Напряжение в груди немного отпустило.
– Мне тоже. – Подумав, я продолжила рассказ. – Мама всегда мечтала стать театральной актрисой. В детстве я слушала, как она репетирует с отцом, который подавал реплики. Она показывала мне видео постановок, в которых участвовала, когда училась в колледже. Это было до встречи с папой. Он поощрял ее ходить на прослушивания, никогда не смеялся над ней и не говорил, что это глупости. – Я кашлянула. – Когда его не стало, она продолжила ходить на прослушивания по вечерам, но совмещать работу, прослушивания и уход за ребенком было невозможно. Хотя она все равно старалась. Изо всех сил.
Рид молча ждал.
– Потом мама встретила Карла, снова вышла замуж, и появился Сэм. – Я посмотрела ему прямо в глаза. – Карл был против ее увлечения театром. Он считал это глупым и бессмысленным. Стеснялся ее.
Рид нахмурился.
– Поэтому она перестала ходить на прослушивания.

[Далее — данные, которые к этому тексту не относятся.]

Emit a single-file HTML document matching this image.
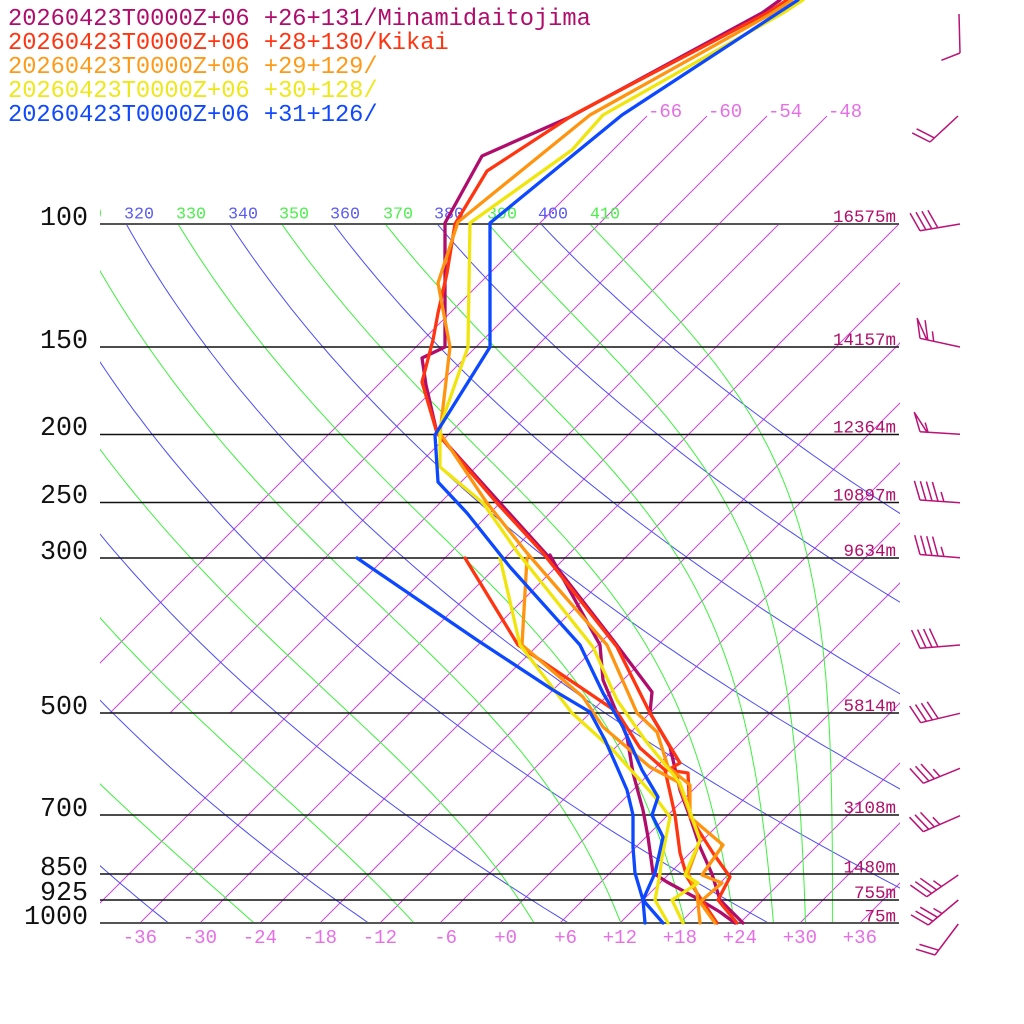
<!DOCTYPE html>
<html>
<head>
<meta charset="utf-8">
<style>
html,body{margin:0;padding:0;background:#fff;}
svg{display:block;}
text{font-family:"Liberation Mono","DejaVu Sans Mono",monospace;}
</style>
</head>
<body>
<svg id="chart" xmlns="http://www.w3.org/2000/svg" width="1024" height="1024" viewBox="0 0 1024 1024">
<rect x="0" y="0" width="1024" height="1024" fill="#fff"/>
<defs>
  <clipPath id="cMain"><rect x="100" y="224" width="800" height="699"/></clipPath>
  <clipPath id="cUpper"><rect x="100" y="110" width="800" height="813"/></clipPath>
  <clipPath id="cLab"><rect x="100" y="195" width="800" height="40"/></clipPath>
</defs>

<g id="isoUpper" clip-path="url(#cUpper)" stroke="#d044dc" stroke-width="1" fill="none"></g>
<g id="isoLower" clip-path="url(#cMain)" stroke="#d044dc" stroke-width="1" fill="none"></g>
<g id="dry" clip-path="url(#cMain)" stroke="#4c4cf4" stroke-width="1" fill="none"></g>
<g id="moist" clip-path="url(#cMain)" stroke="#3ef03e" stroke-width="1" fill="none"></g>

<!-- pressure lines -->
<g fill="none">
  <line x1="100" y1="224" x2="899" y2="224" stroke="#555" stroke-width="2"/>
  <line x1="100" y1="347" x2="899" y2="347" stroke="#111" stroke-width="1.5"/>
  <line x1="100" y1="434.5" x2="899" y2="434.5" stroke="#111" stroke-width="1.5"/>
  <line x1="100" y1="502.5" x2="899" y2="502.5" stroke="#111" stroke-width="1.5"/>
  <line x1="100" y1="558" x2="899" y2="558" stroke="#111" stroke-width="1.5"/>
  <line x1="100" y1="713" x2="899" y2="713" stroke="#111" stroke-width="1.5"/>
  <line x1="100" y1="815" x2="899" y2="815" stroke="#111" stroke-width="1.5"/>
  <line x1="100" y1="874" x2="899" y2="874" stroke="#111" stroke-width="1.5"/>
  <line x1="100" y1="900" x2="899" y2="900" stroke="#111" stroke-width="1.5"/>
  <line x1="100" y1="923" x2="899" y2="923" stroke="#555" stroke-width="2"/>
</g>

<!-- pressure labels -->
<g font-size="26.7" fill="#111" text-anchor="end">
  <text x="88" y="225">100</text>
  <text x="88" y="348">150</text>
  <text x="88" y="435">200</text>
  <text x="88" y="503">250</text>
  <text x="88" y="559">300</text>
  <text x="88" y="714">500</text>
  <text x="88" y="816">700</text>
  <text x="88" y="875">850</text>
  <text x="88" y="900">925</text>
  <text x="88" y="924">1000</text>
</g>

<!-- adiabat labels -->
<g font-size="16.7" clip-path="url(#cLab)">
  <text x="72" y="218.5" fill="#4cf04c">310</text>
  <text x="124" y="218.5" fill="#5a5af4">320</text>
  <text x="176" y="218.5" fill="#4cf04c">330</text>
  <text x="228" y="218.5" fill="#5a5af4">340</text>
  <text x="279" y="218.5" fill="#4cf04c">350</text>
  <text x="330" y="218.5" fill="#5a5af4">360</text>
  <text x="383" y="218.5" fill="#4cf04c">370</text>
  <text x="434" y="218.5" fill="#5a5af4">380</text>
  <text x="487" y="218.5" fill="#4cf04c">390</text>
  <text x="538" y="218.5" fill="#5a5af4">400</text>
  <text x="590" y="218.5" fill="#4cf04c">410</text>
</g>

<!-- isotherm labels top -->
<g font-size="19" fill="#e66ee6">
  <text x="648" y="117">-66</text>
  <text x="708" y="117">-60</text>
  <text x="768" y="117">-54</text>
  <text x="828" y="117">-48</text>
</g>

<!-- temperature axis labels -->
<g font-size="19" fill="#e66ee6" text-anchor="end">
  <text x="157" y="943">-36</text>
  <text x="217" y="943">-30</text>
  <text x="277" y="943">-24</text>
  <text x="337" y="943">-18</text>
  <text x="397" y="943">-12</text>
  <text x="457" y="943">-6</text>
  <text x="517" y="943">+0</text>
  <text x="577" y="943">+6</text>
  <text x="637" y="943">+12</text>
  <text x="697" y="943">+18</text>
  <text x="757" y="943">+24</text>
  <text x="817" y="943">+30</text>
  <text x="877" y="943">+36</text>
</g>

<!-- height labels -->
<g font-size="17.5" fill="#b0106a" text-anchor="end">
  <text x="896" y="222">16575m</text>
  <text x="896" y="345">14157m</text>
  <text x="896" y="432.5">12364m</text>
  <text x="896" y="500.5">10897m</text>
  <text x="896" y="556">9634m</text>
  <text x="896" y="711">5814m</text>
  <text x="896" y="813">3108m</text>
  <text x="896" y="872.5">1480m</text>
  <text x="896" y="898">755m</text>
  <text x="896" y="921.5">75m</text>
</g>

<!-- profiles -->
<g fill="none" stroke-width="3.3" stroke-linejoin="round" stroke-linecap="round">
  <polyline stroke="#b00c6c" points="780,0 762,13 570,117 482,156 445,223 445,347 422,358 426,385 437,433 500,503 547,555 613,640 652,692 650,713 670,747 680,790 690,817 700,847 712,874 720,900 743,923"/>
  <polyline stroke="#b00c6c" points="550,555 600,645 603,680 627,737 633,773 643,810 648,837 653,873 667,882 700,900 720,912 735,923"/>
  <polyline stroke="#ff3410" points="787,0 767,13 573,115 487,171 455,224 447,273 438,313 433,340 422,382 437,433 497,503 543,553 617,647 650,713 680,763 668,770 688,773 690,817 713,853 730,877 718,900 737,923"/>
  <polyline stroke="#ff3410" points="465,558 518,645 617,712 640,748 665,770 675,815 680,853 687,877 697,893 717,923"/>
  <polyline stroke="#ff9410" points="792,0 769,15 590,115 458,222 438,283 450,347 440,433 487,503 527,553 607,645 637,713 657,732 668,767 690,785 690,817 723,845 702,875 722,883 700,902 715,923"/>
  <polyline stroke="#ff9410" points="527,558 522,645 583,697 603,727 650,767 678,782 700,840 688,873 697,893 700,923"/>
  <polyline stroke="#f0e60e" points="803,0 783,13 603,115 572,150 470,223 468,347 440,427 440,467 483,503 518,553 593,647 617,700 645,740 680,783 700,840 685,875 698,883 672,900 683,923"/>
  <polyline stroke="#f0e60e" points="500,558 520,645 572,713 613,750 655,797 670,817 662,857 660,873 655,900 668,923"/>
  <polyline stroke="#0c48ff" points="798,0 778,13 622,115 490,223 490,347 435,435 438,482 467,513 510,567 580,645 603,693 623,727 642,770 658,797 652,815 663,837 655,873 643,900 663,923"/>
  <polyline stroke="#0c48ff" points="357,558 477,640 553,690 590,712 605,740 617,767 627,790 633,815 633,847 635,873 643,900 645,923"/>
</g>

<g id="barbs" fill="none" stroke="#ba1276" stroke-width="1.5" stroke-linejoin="round"></g>

<!-- legend -->
<g font-size="23.7">
  <text x="8" y="25" fill="#b00c6c">20260423T0000Z+06 +26+131/Minamidaitojima</text>
  <text x="8" y="49" fill="#ff3410">20260423T0000Z+06 +28+130/Kikai</text>
  <text x="8" y="73" fill="#ff9a18">20260423T0000Z+06 +29+129/</text>
  <text x="8" y="97" fill="#eee81a">20260423T0000Z+06 +30+128/</text>
  <text x="8" y="121" fill="#1048ff">20260423T0000Z+06 +31+126/</text>
</g>
</svg>

<script>
(function(){
  var NS='http://www.w3.org/2000/svg';
  function Yp(p){return 923-303.6*Math.log(1000/p);}
  function Xt(T,y){return 500+10*T+(923-y);}
  function add(g,tag,attrs){var e=document.createElementNS(NS,tag);for(var k in attrs)e.setAttribute(k,attrs[k]);document.getElementById(g).appendChild(e);return e;}
  // isotherms
  for(var T=-66;T<=36;T+=6){
    if(T<=-48){
      add('isoUpper','line',{x1:Xt(T,713),y1:713,x2:Xt(T,116),y2:116});
    }else{
      add('isoLower','line',{x1:Xt(T,923),y1:923,x2:Xt(T,224),y2:224});
    }
  }
  var ps=[];var N=90;
  for(var i=0;i<=N;i++){ps.push(1000*Math.exp(-Math.log(10)*i/N));}
  // dry adiabats
  for(var th=240;th<=400;th+=20){
    var pts=[];
    for(var j=0;j<ps.length;j++){var p=ps[j];var t=th*Math.pow(p/1000,0.2854)-273.15;var y=Yp(p);pts.push(Xt(t,y).toFixed(1)+','+y.toFixed(1));}
    add('dry','polyline',{points:pts.join(' ')});
  }
  // moist adiabats (pseudo, Bolton theta-e)
  function es(Tc){return 6.112*Math.exp(17.67*Tc/(Tc+243.5));}
  function thetaE(TK,p){var e=es(TK-273.15);if(e>0.5*p)return 1e9;var r=0.622*e/(p-e);var rg=r*1000;var thd=TK*Math.pow(1000/p,0.2854*(1-0.00028*rg));return thd*Math.exp((3.376/TK-0.00254)*rg*(1+0.00081*rg));}
  function solveT(te,p){var lo=120,hi=340;for(var k=0;k<60;k++){var m=(lo+hi)/2;if(thetaE(m,p)>te)hi=m;else lo=m;}return (lo+hi)/2;}
  for(var te=250;te<=410;te+=20){
    var pts2=[];
    for(var j2=0;j2<ps.length;j2++){var p2=ps[j2];var tk=solveT(te,p2);var y2=Yp(p2);pts2.push(Xt(tk-273.15,y2).toFixed(1)+','+y2.toFixed(1));}
    add('moist','polyline',{points:pts2.join(' ')});
  }
  // wind barbs
  function barb(B,E,nP,nF,nH){
    var dx=E[0]-B[0],dy=E[1]-B[1];var L=Math.hypot(dx,dy);var u=[-dx/L,-dy/L];
    var a=Math.atan2(dy,dx)+70*Math.PI/180;var v=[Math.cos(a),Math.sin(a)];
    var d='M'+B[0]+','+B[1]+' L'+E[0]+','+E[1];
    var s=0;
    function pt(s){return [E[0]+s*u[0],E[1]+s*u[1]];}
    for(var i=0;i<nP;i++){var b1=pt(s),b2=pt(s+7);d+=' M'+b1[0].toFixed(1)+','+b1[1].toFixed(1)+' L'+(b1[0]+20*v[0]).toFixed(1)+','+(b1[1]+20*v[1]).toFixed(1)+' L'+b2[0].toFixed(1)+','+b2[1].toFixed(1);s+=8;}
    for(var i2=0;i2<nF;i2++){var b=pt(s);d+=' M'+b[0].toFixed(1)+','+b[1].toFixed(1)+' l'+(20*v[0]).toFixed(1)+','+(20*v[1]).toFixed(1);s+=6;}
    for(var i3=0;i3<nH;i3++){var bh=pt(s);d+=' M'+bh[0].toFixed(1)+','+bh[1].toFixed(1)+' l'+(10*v[0]).toFixed(1)+','+(10*v[1]).toFixed(1);s+=6;}
    add('barbs','path',{d:d});
  }
  barb([959,14],[960,53],0,1,0);
  barb([958,116],[930,142],0,2,0);
  barb([960,224],[920,230.7],0,4,0);
  barb([960,347],[920,338.3],1,1,1);
  barb([960,434.3],[920,431.7],1,0,1);
  barb([960,502.7],[920,500],0,4,1);
  barb([960,557.7],[920,554.5],0,4,1);
  barb([960,645],[920,648.3],0,4,0);
  barb([960,713.3],[920.7,722.7],0,4,0);
  barb([960,768.3],[923.3,783.3],0,3,1);
  barb([960,815.7],[923.3,831.7],0,3,1);
  barb([958.3,875],[926.7,896.7],0,3,1);
  barb([958.3,900],[928.3,925],0,3,1);
  barb([958.3,924],[935,955],0,2,0);
})();
</script>
</body>
</html>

Он наклонился вперед, хмуря брови и внимательно глядя мне в лицо.
– Мама больше не пела дома и во время ужина не произносила монологи для нас с Сэмом. Карл сломал в ней это.
После расставания с ним она неделю не вставала с постели, потому что отчаянно старалась, чтобы все получилось, и считала его второй любовью всей своей жизни. В конце концов она нашла работу, встретила другого мужчину, они поженились, но он жил в другом городе и мы переехали туда. Городок, где имелся небольшой театр, был в трех часах езды.
В офисе повисла тишина.
Я столько всего наговорила. Позабыла, где нахожусь и с кем. И зачем только я ему все это рассказала? Потом поднимет меня на смех.
Я искала в его лице следы привычного сарказма, но Рид посмотрел на меня с прищуром.
– У меня один вопрос.
Я жестом показала: валяй.
– Ты такая целеустремленная. – Он покачал головой. – У меня от тебя, Снежная Королева, просто крыша едет. Таких целеустремленных, как ты, я больше не встречал. Нет такого парня, который бы преградил тебе путь к микрофону. Так о чем ты беспокоишься?
– Однажды это уже случилось, помнишь? Вы с Кэди там были.
Он покачал головой, нахмурившись. Мне стало тошно от воспоминания.
– Я про конкурс стендапа среди студентов колледжа. Парень, с которым я типа встречалась, тоже принимал в нем участие.
Его звали Шейн. Он был ни на кого не похож: забавный, острый на язык, громогласный, популярный и дерзкий. Он беспощадно шутил и резал правду-матку, чем пугал и в то же время восхищал меня. И, в отличие от других парней нашего возраста, которые еще не окончательно повзрослели, был уверен в себе. Я никак не могла им насытиться и хотела большего. Мы встречались без обязательств, но я впервые в жизни чувствовала, что теряю самоконтроль: ждала от него сообщений; надеялась, что он придет на занятия и мы сядем вместе; читала все, о чем он говорил. Я влюбилась в него, но без взаимности.
– Как-то вечером мы вернулись ко мне, и я положила блокнот на прикроватную тумбочку. Мой блокнот с шутками.
Рид пошевелился, челюсть напряглась.
– Когда я вышла из душа, он листал его, но я не придала этому значения. А следующим вечером на шоу он выступал передо мной. – Я сглотнула, руки тряслись при воспоминании о том случае. – Он рассказал все мои шутки.
Увидев, как брови собеседника взлетели, я кивнула и попыталась успокоиться.
– Я вышла на сцену и, блин, застыла. Он выдал весь мой материал. Стою, а в голове пустота.
В моем голосе звучала едкость, которой прежде не было.